> **AIM**
Select and reproduce each line of the listing below that bears the string "React".

──────── SOURCE DATA

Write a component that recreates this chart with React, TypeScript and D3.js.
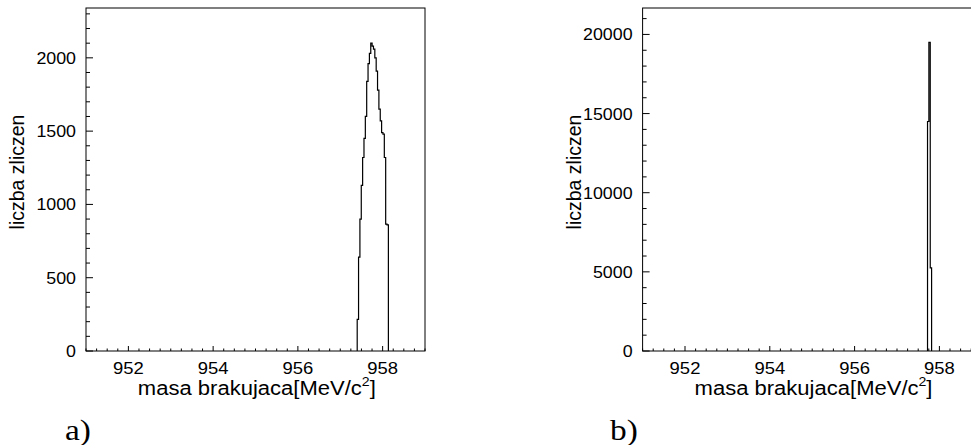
import React from "react";
import * as d3 from "d3";

// ---- data ----
const xDomain: [number, number] = [951, 959];
const xTickValues = [952, 954, 956, 958];
const binWidth = 0.032;

const leftBinStart = 957.4;
const leftCounts = [
  216, 640, 900, 1130, 1320, 1450, 1600, 1840, 1960, 2030, 2100, 2080,
  2060, 2000, 1910, 1780, 1650, 1570, 1490, 1480, 1320, 866, 860,
];
const leftYTicks = [0, 500, 1000, 1500, 2000];
const leftYMax = 2340;

const rightBinStart = 957.72;
const rightCounts = [14500, 19500, 5250];
const rightYTicks = [0, 5000, 10000, 15000, 20000];
const rightYMax = 21670;

const xTitle = "masa brakujaca[MeV/c";
const yTitle = "liczba zliczen";
const panelLabels = ["a)", "b)"];

type PanelProps = {
  left: number;
  right: number;
  top: number;
  bottom: number;
  yMax: number;
  yTicks: number[];
  yMinorStep: number;
  binStart: number;
  counts: number[];
  yTitleX: number;
  label: string;
  labelX: number;
};

function Panel(p: PanelProps) {
  const x = d3.scaleLinear().domain(xDomain).range([p.left, p.right]);
  const y = d3.scaleLinear().domain([0, p.yMax]).range([p.bottom, p.top]);

  const pts: [number, number][] = [[p.binStart, 0]];
  p.counts.forEach((c, i) => pts.push([p.binStart + i * binWidth, c]));
  pts.push([p.binStart + p.counts.length * binWidth, 0]);
  const line = d3
    .line<[number, number]>()
    .x((d) => x(d[0]))
    .y((d) => y(d[1]))
    .curve(d3.curveStepAfter);

  const xMinor = d3.range(xDomain[0], xDomain[1] + 0.001, 0.25);
  const yMinor = d3.range(0, p.yMax, p.yMinorStep);
  const cx = (p.left + p.right) / 2;
  const font = "'Liberation Sans', Arial, Helvetica, sans-serif";

  return (
    <g>
      <rect
        x={p.left}
        y={p.top}
        width={p.right - p.left}
        height={p.bottom - p.top}
        fill="none"
        stroke="#000"
        strokeWidth={1}
      />
      {/* y ticks */}
      {yMinor.map((v) => {
        const major = p.yTicks.includes(v);
        return (
          <line
            key={"ym" + v}
            x1={p.left}
            x2={p.left + (major ? 7 : 4)}
            y1={y(v)}
            y2={y(v)}
            stroke="#000"
            strokeWidth={1}
          />
        );
      })}
      {p.yTicks.map((v) => (
        <text
          key={"yt" + v}
          x={p.left - 10}
          y={y(v)}
          dy="0.36em"
          textAnchor="end"
          fontFamily={font}
          fontSize={16.5}
          transform={`translate(${p.left - 10},0) scale(1.08,1) translate(${-(p.left - 10)},0)`}
        >
          {v}
        </text>
      ))}
      {/* x ticks */}
      {xMinor.map((v) => {
        const major = xTickValues.some((t) => Math.abs(t - v) < 1e-6);
        return (
          <line
            key={"xm" + v}
            x1={x(v)}
            x2={x(v)}
            y1={p.bottom}
            y2={p.bottom - (major ? 5 : 2.5)}
            stroke="#000"
            strokeWidth={1}
          />
        );
      })}
      {xTickValues.map((v) => (
        <text
          key={"xt" + v}
          x={x(v)}
          y={374}
          textAnchor="middle"
          fontFamily={font}
          fontSize={16.5}
          transform={`translate(${x(v)},0) scale(1.12,1) translate(${-x(v)},0)`}
        >
          {v}
        </text>
      ))}
      {/* histogram */}
      <path d={line(pts) || ""} fill="none" stroke="#000" strokeWidth={1.2} />
      {/* x title */}
      <g transform={`translate(${cx},0) scale(1.13,1) translate(${-cx},0)`}>
        <text x={cx - 5} y={395} textAnchor="middle" fontFamily={font} fontSize={19.5}>
          {xTitle}
        </text>
        <text x={cx + 94} y={386} fontFamily={font} fontSize={12.5}>
          2
        </text>
        <text x={cx + 101} y={395} fontFamily={font} fontSize={19.5}>
          ]
        </text>
      </g>
      {/* y title */}
      <text
        transform={`translate(${p.yTitleX},172) rotate(-90)`}
        textAnchor="middle"
        fontFamily={font}
        fontSize={19.5}
      >
        {yTitle}
      </text>
      <text
        x={p.labelX}
        y={440}
        fontFamily="'Liberation Serif', 'Times New Roman', serif"
        fontSize={29}
        transform={`translate(${p.labelX},0) scale(1.15,1) translate(${-p.labelX},0)`}
      >
        {p.label}
      </text>
    </g>
  );
}

export default function App() {
  return (
    <svg
      width={971}
      height={445}
      style={{ position: "absolute", left: 0, top: 0, background: "#fff" }}
    >
      <rect x={0} y={0} width={971} height={445} fill="#fff" />
      <Panel
        left={86}
        right={425}
        top={8}
        bottom={351}
        yMax={leftYMax}
        yTicks={leftYTicks}
        yMinorStep={100}
        binStart={leftBinStart}
        counts={leftCounts}
        yTitleX={24}
        label={panelLabels[0]}
        labelX={65}
      />
      <Panel
        left={642.6}
        right={981.8}
        top={8}
        bottom={351}
        yMax={rightYMax}
        yTicks={rightYTicks}
        yMinorStep={1000}
        binStart={rightBinStart}
        counts={rightCounts}
        yTitleX={581}
        label={panelLabels[1]}
        labelX={610}
      />
    </svg>
  );
}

────────────────

> **RESULT OF THIS TASK**
Write a component that recreates this chart with React, TypeScript and D3.js.
import React from "react";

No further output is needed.